Они были одногодками и терпеть не могли друг друга. Людмила считала Таню зазнайкой, а Таня исступленно ревновала Людмилу к отцу.
Когда профессору случалось заболеть, Людмила приезжала к ним домой или на дачу. Привозила почту, документы на подпись, писала под диктовку ответы на срочные письма. В такие дни Таня не находила себе покоя. Она то и дело заглядывала в кабинет, ожидая застать их смущенными, растерянными, но они спокойно работали, не обращая на нее внимания, и, пристыженная, она выходила, чтобы через полчаса заглянуть снова. Ревнивый Танин взгляд подмечал, как оттопыриваются у Людмилы высокие полные груди, обтянутые кофточкой, как коротка ее юбка, — для кого это все, для кого?! И как только мама ее терпит, никакого внимания, словно это вовсе ее не касается. Он же изменяет ей с этой дрянью, неужели она не замечает, какими глазами Людмила смотрит на отца… глаза кошки, увидевшей мышь. А он…
Вересов и впрямь не чаял в Людмиле души и не скрывал этого. Он не раз говорил, что более толкового и исполнительного секретаря у него еще не было. Попав в приемную вскоре после медучилища, бойкая и смышленая девушка быстро научилась писать на машинке, стенографировать, управляться с кнопками и клавишами системы «Сигнал» и с диктофоном, умело фильтровать посетителей, разбирать почту, вести картотеку. Когда Людмила ушла в отпуск, Николай Александрович заметил, что совершенно не может без нее обходиться. Девочка-сестра, посаженная в приемную на три недели, была нерасторопна и неряшлива, вечно все путала и тряслась от страха. Никто не мог подобрать ему нужные документы и истории болезней, в разгар ответственных совещаний в кабинет врывались посторонние люди, терялись или оставались неделями без ответа срочные и важные письма, статьи и доклады перепечатывались с грубыми ошибками, — короче говоря, когда Людмила наконец вернулась, Николай Александрович распорядился, чтобы отныне и навсегда в отпуск она уходила только в то же время, что и он сам.

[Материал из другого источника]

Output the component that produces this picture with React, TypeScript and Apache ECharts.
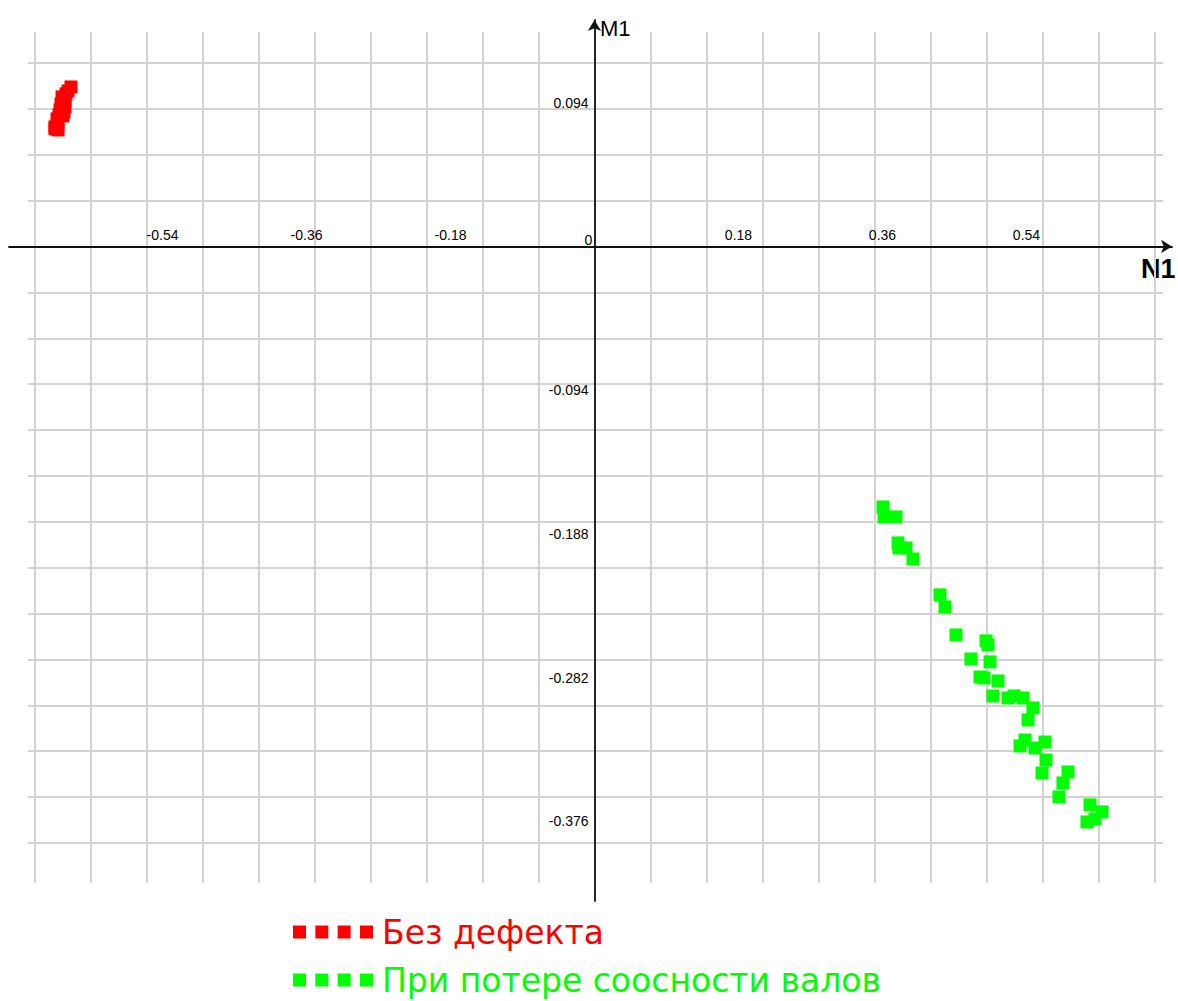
import React, { useEffect, useRef } from "react";
import * as echarts from "echarts";

// Tick label values shown on the axes
const xLabelValues = [-0.54, -0.36, -0.18, 0, 0.18, 0.36, 0.54];
const yLabelValues = [0.094, -0.094, -0.188, -0.282, -0.376];

// Series names
const seriesNames = ["Без дефекта", "При потере соосности валов"];

// [N1, M1] points — no defect
const noDefect: [number, number][] = [
  [-0.6544, 0.1043], [-0.6581, 0.1017], [-0.6606, 0.0998], [-0.6656, 0.0978],
  [-0.6619, 0.0958], [-0.6669, 0.0932], [-0.6619, 0.0913], [-0.6681, 0.0893],
  [-0.6631, 0.088], [-0.6694, 0.086], [-0.6644, 0.0854], [-0.6719, 0.0834],
  [-0.6706, 0.0808], [-0.6744, 0.0782], [-0.6744, 0.0769], [-0.6706, 0.0762],
];

// [N1, M1] points — shaft misalignment
const misalignment: [number, number][] = [
  [0.3606, -0.1704], [0.3619, -0.1769], [0.3769, -0.1769], [0.3794, -0.1939],
  [0.3806, -0.1972], [0.3894, -0.1972], [0.3981, -0.2044], [0.4319, -0.2279],
  [0.4381, -0.2358], [0.4519, -0.2541], [0.4894, -0.258], [0.4919, -0.2606],
  [0.4706, -0.2698], [0.4944, -0.2717], [0.4819, -0.2816], [0.4869, -0.2822],
  [0.5044, -0.2842], [0.4981, -0.294], [0.5169, -0.2953], [0.5244, -0.294],
  [0.5356, -0.2953], [0.5481, -0.3018], [0.5419, -0.3097], [0.5381, -0.3228],
  [0.5319, -0.3267], [0.5506, -0.328], [0.5631, -0.3241], [0.5644, -0.3359],
  [0.5594, -0.3444], [0.5919, -0.3437], [0.5856, -0.3509], [0.5806, -0.36],
  [0.6194, -0.3652], [0.6344, -0.3698], [0.6256, -0.3744], [0.6156, -0.3764],
];

const seriesColors = ["#ff0000", "#00ff00"];

export default function App() {
  const ref = useRef<HTMLDivElement>(null);

  useEffect(() => {
    if (!ref.current) return;
    const chart = echarts.init(ref.current, null, { renderer: "svg" });

    const gridLine = { show: true, lineStyle: { color: "#d2d2d2", width: 2 } };
    const hidden = { show: false };
    const legendIcon =
      "path://M0,0h13v13h-13z M22.33,0h13v13h-13z M44.67,0h13v13h-13z M67,0h13v13h-13z";

    // data grid: left 9, right edge 1172, top 20, bottom edge 901; origin at (594.5, 246.5)
    const option: any = {
      animation: false,
      backgroundColor: "#ffffff",
      textStyle: { fontFamily: "Liberation Sans" },
      grid: [
        // vertical grid lines
        { left: 35, right: 23, top: 32, bottom: 118, outerBoundsMode: "none", containLabel: false },
        // horizontal grid lines
        { left: 28, right: 15, top: 63, bottom: 158, outerBoundsMode: "none", containLabel: false },
        // data / axes
        { left: 9, right: 6, top: 20, bottom: 100, outerBoundsMode: "none", containLabel: false },
      ],
      xAxis: [
        {
          gridIndex: 0, type: "value", min: -0.7, max: 0.7, interval: 0.07,
          axisLine: hidden, axisTick: hidden, axisLabel: hidden, splitLine: gridLine,
        },
        {
          gridIndex: 1, type: "value", min: -0.7, max: 0.7, show: false,
          splitLine: hidden,
        },
        {
          gridIndex: 2, type: "value", min: -0.7319, max: 0.7219,
          position: "bottom",
          offset: -654.5,
          axisLine: {
            onZero: false,
            symbol: ["none", "arrow"],
            symbolSize: [10, 11],
            lineStyle: { color: "#111111", width: 1.8 },
          },
          axisTick: hidden,
          splitLine: hidden,
          axisLabel: {
            inside: true,
            margin: 0,
            customValues: xLabelValues,
            fontSize: 14,
            color: "#000",
            formatter: (v: number) => (v === 0 ? "{z|0}" : "{n|" + v + "}"),
            rich: {
              z: { fontSize: 14, padding: [0, 12, 0, 0], color: "#000" },
              n: { fontSize: 14, padding: [0, 0, 5, 0], color: "#000" },
            },
          },
        },
      ],
      yAxis: [
        {
          gridIndex: 0, type: "value", min: -0.39, max: 0.12, show: false,
          splitLine: hidden,
        },
        {
          gridIndex: 1, type: "value", min: -0.39, max: 0.12, interval: 0.03,
          axisLine: hidden, axisTick: hidden, axisLabel: hidden, splitLine: gridLine,
        },
        {
          gridIndex: 2, type: "value", min: -0.4281, max: 0.1481,
          position: "left",
          offset: -585.5,
          axisLine: {
            onZero: false,
            symbol: ["none", "arrow"],
            symbolSize: [10, 11],
            lineStyle: { color: "#111111", width: 1.8 },
          },
          axisTick: hidden,
          splitLine: hidden,
          axisLabel: {
            margin: 6,
            customValues: yLabelValues,
            fontSize: 14,
            color: "#000",
            formatter: (v: number) => String(v),
          },
        },
      ],
      legend: {
        orient: "vertical",
        left: 293,
        top: 915.5,
        height: 100,
        padding: 0,
        itemGap: 15,
        itemWidth: 80,
        itemHeight: 13,
        icon: legendIcon,
        selectedMode: false,
        textStyle: {
          fontFamily: "DejaVu Sans",
          fontSize: 33,
          lineHeight: 33,
          padding: [0, 0, 0, 4],
        },
        data: seriesNames.map((name, i) => ({
          name,
          textStyle: { color: seriesColors[i] },
        })),
      },
      graphic: [
        {
          type: "text",
          left: 600,
          top: 17,
          style: {
            text: "M1",
            fontSize: 22,
            fontFamily: "Liberation Sans",
            fill: "#000",
          },
        },
        {
          type: "text",
          left: 1141,
          top: 255,
          style: {
            text: "N1",
            fontSize: 27,
            fontWeight: "bold",
            fontFamily: "Liberation Sans",
            fill: "#000",
          },
        },
      ],
      series: [
        {
          name: seriesNames[0],
          type: "scatter",
          xAxisIndex: 2,
          yAxisIndex: 2,
          symbol: "rect",
          symbolSize: 13,
          itemStyle: { color: seriesColors[0], opacity: 1 },
          data: noDefect,
        },
        {
          name: seriesNames[1],
          type: "scatter",
          xAxisIndex: 2,
          yAxisIndex: 2,
          symbol: "rect",
          symbolSize: 13,
          itemStyle: { color: seriesColors[1], opacity: 1 },
          data: misalignment,
        },
      ],
    };

    chart.setOption(option);
    return () => chart.dispose();
  }, []);

  return (
    <div
      ref={ref}
      style={{ position: "absolute", left: 0, top: 0, width: 1178, height: 1001 }}
    />
  );
}
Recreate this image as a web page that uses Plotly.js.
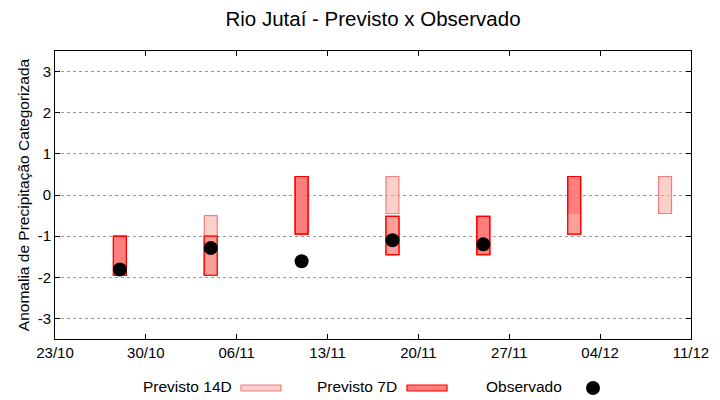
<!DOCTYPE html>
<html>
<head>
<meta charset="utf-8">
<script src="https://cdn.plot.ly/plotly-3.0.1.min.js"></script>
<style>html,body{margin:0;padding:0;background:#fff;}#chart{width:720px;height:400px;}</style>
</head>
<body>
<div id="chart"></div>
<script>
// Previsto 7D: date, top, bottom
const dates7 = ['2023-10-28','2023-11-04','2023-11-11','2023-11-18','2023-11-25','2023-12-02'];
const top7 = [-1.0, -1.0, 0.45, -0.52, -0.52, 0.45];
const bottom7 = [-1.95, -1.95, -0.95, -1.45, -1.45, -0.95];

// Previsto 14D: date, top, bottom
const dates14 = ['2023-11-04','2023-11-18','2023-11-18','2023-12-02','2023-12-09'];
const top14 = [-0.5, 0.45, -0.52, -0.45, 0.45];
const bottom14 = [-1.95, -0.45, -1.45, -0.95, -0.45];

// Observado
const datesObs = ['2023-10-28','2023-11-04','2023-11-11','2023-11-18','2023-11-25'];
const valuesObs = [-1.81, -1.29, -1.61, -1.1, -1.2];

const tickVals = [-3, -2, -1, 0, 1, 2, 3];
const legendLabels = ['Previsto 14D', 'Previsto 7D', 'Observado'];

const DAY = 86400000;
const FONT = 'Liberation Sans, Arial, sans-serif';
const c7fill = '#ff7f7f', c7line = '#ff0000';
const c14fill = 'rgba(250,177,170,0.62)', c14line = '#f08080';

const h7 = top7.map((t, i) => t - bottom7[i]);
const h14 = top14.map((t, i) => t - bottom14[i]);

const traces = [
  {type: 'bar', x: dates7, y: h7, base: bottom7, width: dates7.map(() => DAY),
   marker: {color: c7fill, line: {color: c7line, width: 1.2}}, showlegend: false, hoverinfo: 'skip'},
  {type: 'bar', x: dates14, y: h14, base: bottom14, width: dates14.map(() => DAY),
   marker: {color: c14fill, line: {color: c14line, width: 1.2}}, showlegend: false, hoverinfo: 'skip'},
  {type: 'bar', x: dates7, y: h7, base: bottom7, width: dates7.map(() => DAY),
   marker: {color: 'rgba(0,0,0,0)', line: {color: c7line, width: 1.2}}, showlegend: false, hoverinfo: 'skip'},
  {type: 'scatter', mode: 'markers', x: datesObs, y: valuesObs,
   marker: {color: '#000', size: 14}, showlegend: false}
];

// legend (text left, swatch right) in paper coordinates
const L = 55, R = 691, T = 51, B = 339;
const px = v => (v - L) / (R - L);
const py = v => (B - v) / (B - T);

const annotations = [
  {text: legendLabels[0], x: px(234), xanchor: 'right'},
  {text: legendLabels[1], x: px(399), xanchor: 'right'},
  {text: legendLabels[2], x: px(564), xanchor: 'right'}
].map(a => Object.assign({xref: 'paper', yref: 'paper', y: py(386), yanchor: 'middle',
  showarrow: false, font: {family: FONT, size: 15.5, color: '#000'}}, a));

const shapes = [
  {type: 'rect', xref: 'paper', yref: 'paper', x0: px(241), x1: px(281), y0: py(385), y1: py(391),
   fillcolor: c14fill, line: {color: c14line, width: 1.2}},
  {type: 'rect', xref: 'paper', yref: 'paper', x0: px(407), x1: px(447), y0: py(385), y1: py(391),
   fillcolor: c7fill, line: {color: c7line, width: 1.2}},
  {type: 'circle', xref: 'paper', yref: 'paper', x0: px(586), x1: px(600), y0: py(381), y1: py(395),
   fillcolor: '#000', line: {color: '#000', width: 0}}
];

const layout = {
  width: 720, height: 400,
  margin: {l: 55, r: 29, t: 51, b: 61},
  paper_bgcolor: '#fff', plot_bgcolor: '#fff',
  font: {family: FONT, size: 15, color: '#000'},
  title: {text: 'Rio Jutaí - Previsto x Observado', x: 0.5, xref: 'paper', y: 1 - 19/400, yanchor: 'middle',
          font: {family: FONT, size: 20.5, color: '#000'}},
  barmode: 'overlay',
  showlegend: false,
  xaxis: {type: 'date', range: ['2023-10-23', '2023-12-11'], tick0: '2023-10-23', dtick: 7 * DAY,
          tickformat: '%d/%m', ticks: 'inside', ticklen: 5, tickcolor: '#000',
          showline: true, linecolor: '#000', linewidth: 1, mirror: 'ticks',
          showgrid: false, zeroline: false, tickfont: {size: 15, family: FONT, color: '#000'}},
  yaxis: {range: [-3.5, 3.5], tickvals: tickVals, ticktext: tickVals.map(String),
          ticks: 'inside', ticklen: 5, tickcolor: '#000',
          showline: true, linecolor: '#000', linewidth: 1, mirror: 'ticks',
          showgrid: true, gridcolor: '#999', griddash: 'dot', gridwidth: 1, zeroline: false,
          tickfont: {size: 15, family: FONT, color: '#000'},
          title: {text: 'Anomalia de Precipitação Categorizada', font: {size: 15.5, family: FONT, color: '#000'}, standoff: 4}},
  annotations: annotations,
  shapes: shapes
};

Plotly.newPlot('chart', traces, layout, {staticPlot: true, displayModeBar: false});
</script>
</body>
</html>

В институте Людмилу недолюбливали, как не любят всех особо приближенных к начальству, но все, от заведующего отделом до ординатора и аспиранта, не говоря уже о сестрах и санитарках, старались с нею ладить. Она могла подсказать, когда зайти к шефу, чтобы решить тот или иной вопрос, а когда лучше выждать; могла день промариновать в приемной, а могла и позвонить, когда профессор освобождался; она была барометром, по которому сотрудники безошибочно определяли, как Вересов к ним относится. Улыбнулась, спросила о делах, о здоровье — все в порядке, можно работать спокойно; торопливо проходит мимо, углубившись в какую-нибудь бумажку, — жди выволочки.